В свете подобных размышлений сегодня, как и прежде, остается открытым вопрос: могут ли вообще искусство и литература быть связаны с «действительностью» так, чтобы от них исходили решительные действенные импульсы, и если уж они воспринимаются, то не происходит ли это таким образом, что следы воздействия остаются практически незаметными? Ведь еще в горечи шиллеровских выводов в «Эстетических письмах» («эстетическое государство» может стать «действительностью», пожалуй, только «в некоторых немногочисленных кружках». — Шиллер, VI, 387) слышалась надежда, что и усилия в эстетической области когда-нибудь и где-нибудь окажутся небесплодными для «действительности». Могут ли вообще художники и писатели творить без этой надежды?
То, что Гёте предписывал изобразительному искусству, ориентируясь преимущественно на скульптуру, непросто было распространить на поэзию. Это со всей очевидностью показывают его собственные произведения. Хотя уже ямбическая форма «Ифигении» и «Торквато Тассо» обнаруживает четкие характерные контуры, продуманное соотношение образов, диалог с их тематической определенностью и уплотненностью, с точностью рассчитанные реплики, нередко тяготеющие к афористической четкости и меткости выражения, но принципам художественного произведения, выводимым при анализе Лаокоона, интерпретируемого в духе Винкельмана, ранние драмы не могли удовлетворять.

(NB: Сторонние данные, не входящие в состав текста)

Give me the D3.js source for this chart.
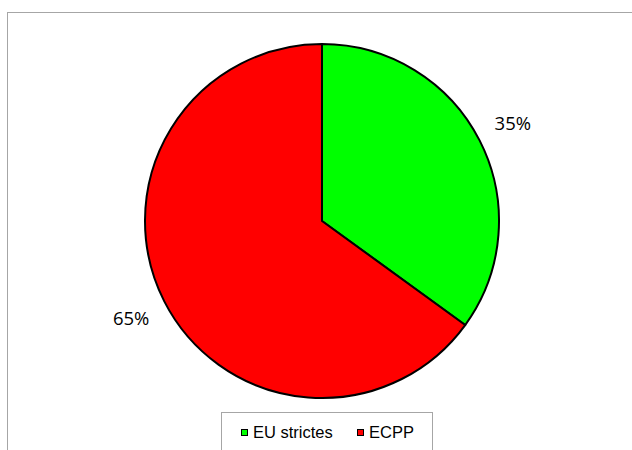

Ни Орест, ни Тассо, с их бурными и несдерживаемыми эмоциями; ни Фоант, ни Антонио, с их открытым выражением страстей, не соответствовали классическому равновесию, когда поверхность остается в сосредоточенном спокойствии, как бы ни бушевали глубины. «Герман и Доротея» приобретала уравновешенность благодаря строгости и величавости гекзаметра, достигала прекрасной соразмерности, хотя действие ее и протекало не без напряженных моментов; эту поэму Гёте и Шиллер неизменно упоминали в своих письмах как удавшееся произведение, когда они размышляли об античных художественных принципах и назначениях жанра. Но таким нельзя было признать «Вильгельма Мейстера», потому что уже его форме недоставало классического, и Шиллер находившийся еще во власти предубеждений против жанра прозаического романа, вполне мог отказывать ему, при всем своем восхищении, в истинной поэзии. Элегии второй книги, после прелюдии «Римских элегий», уже своими античными размерами указывали на связь с античными образцами. Но то, что «Навсикая» и «Ахиллеида» остались незавершенными, свидетельствовало о трудности, даже о невозможности оставаться в новое время, несмотря на счастливый случай с «Германом и Доротеей», последователем Гомера. Драмы «Внебрачная дочь», «Палеофрон и Неотерпа» и «Пандора», в которых Гёте показал высокое мастерство и виртуозность владения стихотворной формой и средствами языка, пытаясь разработать универсальную по своей значимости тематику и прямо-таки показательно следовать требованиям, очерченным им в статье о Лаокооне (например, спокойствие и движение, идеал, обаяние, красота), тоже остались фрагментами или имели слабое воздействие — если их вообще уместно рассматривать под углом зрения классицистической теории изобразительных искусств.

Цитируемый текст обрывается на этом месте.